- _TO BE DONE_: Skip the pictures, please, and write out exactly the lines from the opening of the data through the line containing "red = '#FF0000'".

[Figure scripts]
— start —

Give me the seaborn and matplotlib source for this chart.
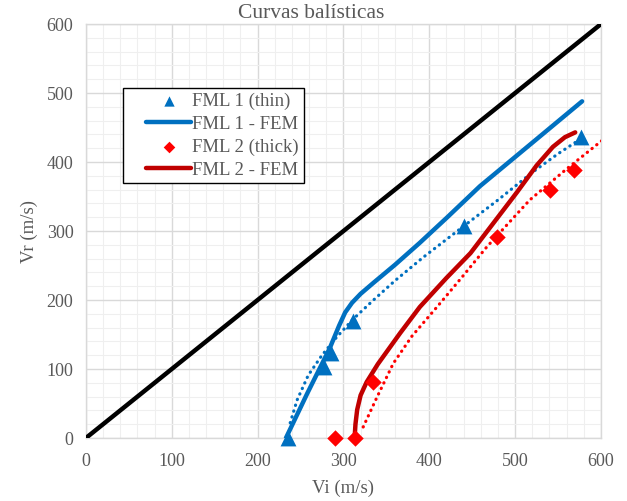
import numpy as np
import pandas as pd
import seaborn as sns
import matplotlib.pyplot as plt
from matplotlib.ticker import MultipleLocator
from matplotlib.legend_handler import HandlerLine2D, HandlerPathCollection
from matplotlib.lines import Line2D
from matplotlib.collections import PathCollection

# Experimental points
fml1_vi = [235, 277, 285, 311, 440, 577]
fml1_vr = [0, 103, 123, 170, 307, 436]
fml2_vi = [290, 313, 334, 479, 541, 568]
fml2_vr = [0, 0, 81, 292, 360, 388]

# FEM curves
fem1_vi = [233, 258, 284, 295, 302, 310, 320, 335, 360, 389, 421, 459, 520, 578]
fem1_vr = [0, 65, 130, 163, 182, 196, 209, 225, 251, 283, 320, 365, 428, 488]
fem2_vi = [313, 314, 316, 320, 327, 340, 366, 389, 420, 448, 475, 502, 525, 544, 558, 570]
fem2_vr = [0, 20, 41, 62, 81, 107, 152, 190, 232, 268, 312, 356, 395, 422, 436, 443]

# trendlines (dotted)
trend1_vi = [238, 246, 259, 275, 292, 311, 335, 360, 393, 440, 480, 520, 550, 572]
trend1_vr = [22, 55, 91, 120, 146, 172, 200, 228, 262, 307, 345, 385, 412, 430]
trend2_vi = [323, 339, 358, 380, 409, 438, 467, 517, 560, 601]
trend2_vr = [16, 59, 108, 148, 190, 233, 277, 345, 390, 431]

ref_v = [0, 600]

sns.set_style("whitegrid")
plt.rcParams['font.family'] = ['Liberation Serif', 'DejaVu Serif']

fig = plt.figure(figsize=(6.27, 5.01), dpi=100)
ax = fig.add_axes([0.137, 0.1257, 0.8215, 0.8263])

grey = '#595959'
blue = '#0070C0'
dred = '#C00000'
red = '#FF0000'

sns.lineplot(x=ref_v, y=ref_v, color='black', lw=3.2, ax=ax, zorder=3)
sns.lineplot(x=trend1_vi, y=trend1_vr, color=blue, lw=2.3, ax=ax, sort=False,
             estimator=None, linestyle=(0, (0.1, 1.8)), dash_capstyle='round', zorder=3)
sns.lineplot(x=trend2_vi, y=trend2_vr, color=red, lw=2.3, ax=ax, sort=False,
             estimator=None, linestyle=(0, (0.1, 1.8)), dash_capstyle='round', zorder=3)
sns.lineplot(x=fem1_vi, y=fem1_vr, color=blue, lw=3.2, ax=ax, sort=False,
             estimator=None, solid_capstyle='round', solid_joinstyle='round',
             label='FML 1 - FEM', zorder=4)
sns.lineplot(x=fem2_vi, y=fem2_vr, color=dred, lw=3.2, ax=ax, sort=False,
             estimator=None, solid_capstyle='round', solid_joinstyle='round',
             label='FML 2 - FEM', zorder=4)
sns.scatterplot(x=fml1_vi, y=fml1_vr, marker='^', s=130, color=blue, linewidth=0,
                ax=ax, label='FML 1 (thin)', zorder=5, clip_on=False)
sns.scatterplot(x=fml2_vi, y=fml2_vr, marker='D', s=70, color=red, linewidth=0,
                ax=ax, label='FML 2 (thick)', zorder=5, clip_on=False)

ax.set_xlim(0, 600)
ax.set_ylim(0, 600)
ax.xaxis.set_major_locator(MultipleLocator(100))
ax.yaxis.set_major_locator(MultipleLocator(100))
ax.xaxis.set_minor_locator(MultipleLocator(20))
ax.yaxis.set_minor_locator(MultipleLocator(20))
ax.grid(which='major', color='#d9d9d9', lw=1.0)
ax.grid(which='minor', color='#efefef', lw=0.8)
ax.tick_params(which='both', length=0, labelsize=13, labelcolor=grey)
ax.tick_params(axis='x', pad=11)
ax.tick_params(axis='y', pad=9)
for s in ax.spines.values():
    s.set_color('#d9d9d9')
    s.set_linewidth(1.0)

ax.set_xlabel('Vi (m/s)', fontsize=13.5, color=grey)
ax.set_ylabel('Vr (m/s)', fontsize=13.5, color=grey)
ax.xaxis.set_label_coords(0.5, -0.1)
ax.yaxis.set_label_coords(-0.093, 0.5)
fig.text(0.497, 0.973, 'Curvas balísticas', fontsize=15.5, color=grey,
         ha='center', va='center')

handles, labels = ax.get_legend_handles_labels()
order = ['FML 1 (thin)', 'FML 1 - FEM', 'FML 2 (thick)', 'FML 2 - FEM']
hmap = dict(zip(labels, handles))
hmaps = {Line2D: HandlerLine2D(xpad=1.0),
         PathCollection: HandlerPathCollection(xpad=1.0)}
leg = ax.legend([hmap[k] for k in order], order, loc='upper left',
                bbox_to_anchor=(0.0718, 0.845), fontsize=13.5, frameon=True,
                fancybox=False, edgecolor='black', framealpha=1,
                handlelength=3.4, borderpad=0.25, labelspacing=0.3,
                handletextpad=0.05, borderaxespad=0, handler_map=hmaps)
leg.get_frame().set_linewidth(1.0)
for t in leg.get_texts():
    t.set_color(grey)
for h in leg.legend_handles:
    if isinstance(h, PathCollection):
        h.set_sizes([55] if h.get_paths() and len(h.get_paths()[0].vertices) < 5 else [35])

fig.savefig('out.png', dpi=100)
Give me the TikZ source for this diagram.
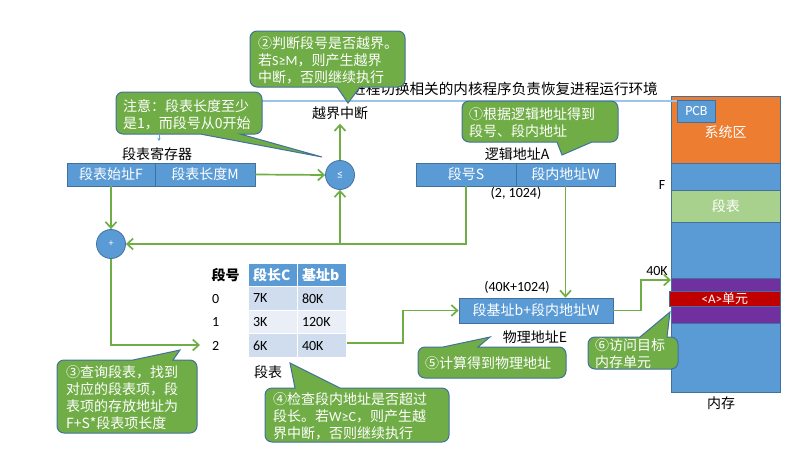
\documentclass[tikz,border=0pt]{standalone}
\usepackage{fontspec}
\setmainfont{Carlito}
\newfontfamily\cjk{Noto Sans CJK SC}
\newfontfamily\lat{Carlito}
\usetikzlibrary{arrows.meta,calc}
\definecolor{bfill}{HTML}{5B9BD5}
\definecolor{bline}{HTML}{41719C}
\definecolor{gline}{HTML}{70AD47}
\definecolor{cfill}{HTML}{70AD47}
\definecolor{orng}{HTML}{ED7D31}
\definecolor{lgrn}{HTML}{A9D18E}
\definecolor{purp}{HTML}{7030A0}
\definecolor{redc}{HTML}{C00000}
\definecolor{tdark}{HTML}{CFDDEE}
\definecolor{tlight}{HTML}{E9EEF7}
\definecolor{tline}{HTML}{9DC3E6}
\newcommand\calB[8]{%
 \draw[callout] (#1,{(#2+#4)/2}) [rounded corners=7pt] -- (#1,#2) -- (#3,#2) -- (#3,#4) [sharp corners] -- (#6,#4) -- (#7,#8) -- (#5,#4) [rounded corners=7pt] -- (#1,#4) -- cycle;}
\newcommand\calT[8]{%
 \draw[callout] (#1,{(#2+#4)/2}) [rounded corners=7pt] -- (#1,#2) [sharp corners] -- (#5,#2) -- (#7,#8) -- (#6,#2) [rounded corners=7pt] -- (#3,#2) -- (#3,#4) -- (#1,#4) -- cycle;}
\begin{document}
\begin{tikzpicture}[x=1pt,y=-1pt,
  zh/.style={font=\fontsize{14}{17}\selectfont\cjk},
  la/.style={font=\fontsize{14}{17}\selectfont},
  bbox/.style={draw=bline, fill=bfill, line width=0.8pt, text=white, inner sep=0pt, zh},
  conn/.style={draw=gline, line width=1.7pt, -{Straight Barb[length=6pt,width=11pt]}},
  callout/.style={draw=bline, fill=cfill, line width=1pt},
  ctext/.style={zh, text=white, align=left, inner sep=0pt, anchor=west},
  lbl/.style={zh, inner sep=0pt},
  cell/.style={minimum width=49pt, minimum height=23.5pt, inner xsep=5pt, inner ysep=0pt, text width=39pt, align=left, draw=white, line width=1pt},
  mem/.style={minimum width=109pt, anchor=north west, inner sep=0pt, line width=0.8pt},
]
\useasboundingbox (0,0) rectangle (805,453);
% top text and line
\node[lbl, anchor=east, font=\fontsize{14.6}{17}\selectfont\cjk] (top) at (658,89) {进程切换相关的内核程序负责恢复进程运行环境};
\coordinate (tl) at (200,101);
% memory
\node[mem, draw=bline, fill=bfill, minimum height=296pt] (memall) at (671,96) {};
\node[mem, draw=bline, fill=orng, minimum height=67pt] (sys) at (671,96) {};
\node[lbl, text=white] (systxt) at (725.5,132) {系统区};
\node[mem, draw=bline, fill=lgrn, minimum height=32pt, text=white, zh] (segtab) at (671,190) {段表};
\node[mem, draw=bline, fill=purp, minimum height=45pt] (purp) at (671,278) {};
\node[mem, draw=bline, fill=redc, minimum width=111pt, minimum height=15pt, text=white, font=\fontsize{13}{15}\selectfont\cjk] (unitA) at (669,291) {{\lat <A>}单元};
\node[bbox, anchor=north west, minimum width=38pt, minimum height=22pt, font=\fontsize{14}{15}\selectfont] (pcb) at (677,100) {PCB};
\draw[tline, line width=1.5pt] (tl) -- (tl -| pcb.west);
\node[la, inner sep=0pt] (Flbl) at (662,185) {F};
\node[la, inner sep=0pt] (k40lbl) at (657,271) {40K};
\node[lbl] (memlbl) at (721,403) {内存};
% register
\node[lbl] (reglbl) at (157,154) {段表寄存器};
\node[bbox, minimum width=88pt, minimum height=23pt] (reg1) at (111,174.5) {段表始址F};
\node[bbox, minimum width=100pt, minimum height=23pt] (reg2) at (205,174.5) {段表长度M};
\node[bbox, circle, minimum size=29pt, font=\fontsize{12}{12}\selectfont\lat] (le) at (340,175) {≤};
\node[lbl, inner ysep=4pt] (ov) at (340,113) {越界中断};
\node[bbox, circle, minimum size=29pt, font=\fontsize{10}{12}\selectfont] (plus) at (111,244) {+};
% logical address
\node[lbl] (lalbl) at (517,154) {逻辑地址A};
\node[bbox, minimum width=100pt, minimum height=23pt] (lS) at (466,174.5) {段号S};
\node[bbox, minimum width=99pt, minimum height=23pt] (lW) at (565.5,174.5) {段内地址W};
\node[la, inner sep=0pt] (lav) at (516,193) {(2, 1024)};
% table
\node[zh, inner sep=0pt, font=\fontsize{14}{17}\selectfont\cjk\bfseries] (hno) at (225.5,275) {段号};
\node[cell, fill=bfill, text=white, font=\fontsize{14}{17}\selectfont\cjk\bfseries] (h1) at (272.5,275) {段长C};
\node[cell, fill=bfill, text=white, font=\fontsize{14}{17}\selectfont\cjk\bfseries] (h2) at (321.5,275) {基址b};
\node[cell, fill=tdark, la] (c01) at (272.5,298.5) {7K};
\node[cell, fill=tdark, la] (c02) at (321.5,298.5) {80K};
\node[cell, fill=tlight, la] (c11) at (272.5,322) {3K};
\node[cell, fill=tlight, la] (c12) at (321.5,322) {120K};
\node[cell, fill=tdark, la] (c21) at (272.5,345.5) {6K};
\node[cell, fill=tdark, la] (c22) at (321.5,345.5) {40K};
\node[la, anchor=west, inner sep=0pt] (r0) at (212,298.5) {0};
\node[la, anchor=west, inner sep=0pt] (r1) at (212,322) {1};
\node[la, anchor=west, inner sep=0pt] (r2) at (212,345.5) {2};
\node[lbl] (tablbl) at (268,372) {段表};
% physical address
\node[la, inner sep=0pt] (pav) at (517,287) {(40K+1024)};
\node[bbox, minimum width=154pt, minimum height=25pt] (pE) at (536,310.5) {段基址b+段内地址W};
\node[lbl] (pelbl) at (535,337) {物理地址E};
% connectors
\draw[conn] (reg2.east) -- (le.west);
\draw[conn] (le.north) -- (ov.south);
\draw[conn] (reg1.south) -- (plus.north);
\draw[conn] (lS.south) |- (plus.east);
\coordinate (j) at (le |- plus.east);
\draw[conn] (j) -- (le.south);
\coordinate (a2) at (200,345);
\draw[conn] (plus.south) |- (a2);
\coordinate (t2) at (347,343);
\draw[conn] (t2) -- (403,343) |- (pE.west);
\draw[conn] (lW.south) -- (lW.south |- pE.north);
\coordinate (k40) at (671,280);
\draw[conn] (pE.east) -- (641,310.5) |- (k40);
% small blue tick under note
\coordinate (bt1) at (159,135);
\coordinate (bt2) at (159,141);
\draw[bfill, line width=0.6pt, -{Stealth[length=3pt,width=3pt]}] (bt1) -- (bt2);
% callouts
\calB{250}{31}{405}{87}{337}{360}{348}{103}
\node[ctext] (c2) at (258,60.5) {②判断段号是否越界。\\若{\lat S≥M}，则产生越界\\中断，否则继续执行};
\calB{116}{92}{262}{134}{200}{240}{322}{157}
\node[ctext] (cn) at (123,114.5) {注意：段表长度至少\\是1，而段号从0开始};
\calB{462}{101}{618}{142}{557}{592}{562}{155}
\node[ctext] (c1) at (469,123) {①根据逻辑地址得到\\段号、段内地址};
\calT{57}{360}{197}{433}{133}{173}{180}{350}
\node[ctext] (c3) at (66,398) {③查询段表，找到\\对应的段表项，段\\表项的存放地址为\\F+S*段表项长度};
\calT{265}{388}{449}{442}{295}{340}{290}{363}
\node[ctext] (c4) at (273,416) {④检查段内地址是否超过\\段长。若{\lat W≥C}，则产生越\\界中断，否则继续执行};
\calT{418}{347}{566}{378}{443}{478}{490}{337}
\node[ctext] (c5) at (425,363) {⑤计算得到物理地址};
\calT{588}{337}{678}{369}{640}{667}{670}{312}
\node[ctext] (c6) at (595,354) {⑥访问目标\\内存单元};
\end{tikzpicture}
\end{document}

— end —

- _EXERCISE SOLUTION_:
Give me the seaborn and matplotlib source for this chart.
import numpy as np
import pandas as pd
import seaborn as sns
import matplotlib.pyplot as plt
from matplotlib.ticker import MultipleLocator
from matplotlib.legend_handler import HandlerLine2D, HandlerPathCollection
from matplotlib.lines import Line2D
from matplotlib.collections import PathCollection

# Experimental points
fml1_vi = [235, 277, 285, 311, 440, 577]
fml1_vr = [0, 103, 123, 170, 307, 436]
fml2_vi = [290, 313, 334, 479, 541, 568]
fml2_vr = [0, 0, 81, 292, 360, 388]

# FEM curves
fem1_vi = [233, 258, 284, 295, 302, 310, 320, 335, 360, 389, 421, 459, 520, 578]
fem1_vr = [0, 65, 130, 163, 182, 196, 209, 225, 251, 283, 320, 365, 428, 488]
fem2_vi = [313, 314, 316, 320, 327, 340, 366, 389, 420, 448, 475, 502, 525, 544, 558, 570]
fem2_vr = [0, 20, 41, 62, 81, 107, 152, 190, 232, 268, 312, 356, 395, 422, 436, 443]

# trendlines (dotted)
trend1_vi = [238, 246, 259, 275, 292, 311, 335, 360, 393, 440, 480, 520, 550, 572]
trend1_vr = [22, 55, 91, 120, 146, 172, 200, 228, 262, 307, 345, 385, 412, 430]
trend2_vi = [323, 339, 358, 380, 409, 438, 467, 517, 560, 601]
trend2_vr = [16, 59, 108, 148, 190, 233, 277, 345, 390, 431]

ref_v = [0, 600]

sns.set_style("whitegrid")
plt.rcParams['font.family'] = ['Liberation Serif', 'DejaVu Serif']

fig = plt.figure(figsize=(6.27, 5.01), dpi=100)
ax = fig.add_axes([0.137, 0.1257, 0.8215, 0.8263])

grey = '#595959'
blue = '#0070C0'
dred = '#C00000'
red = '#FF0000'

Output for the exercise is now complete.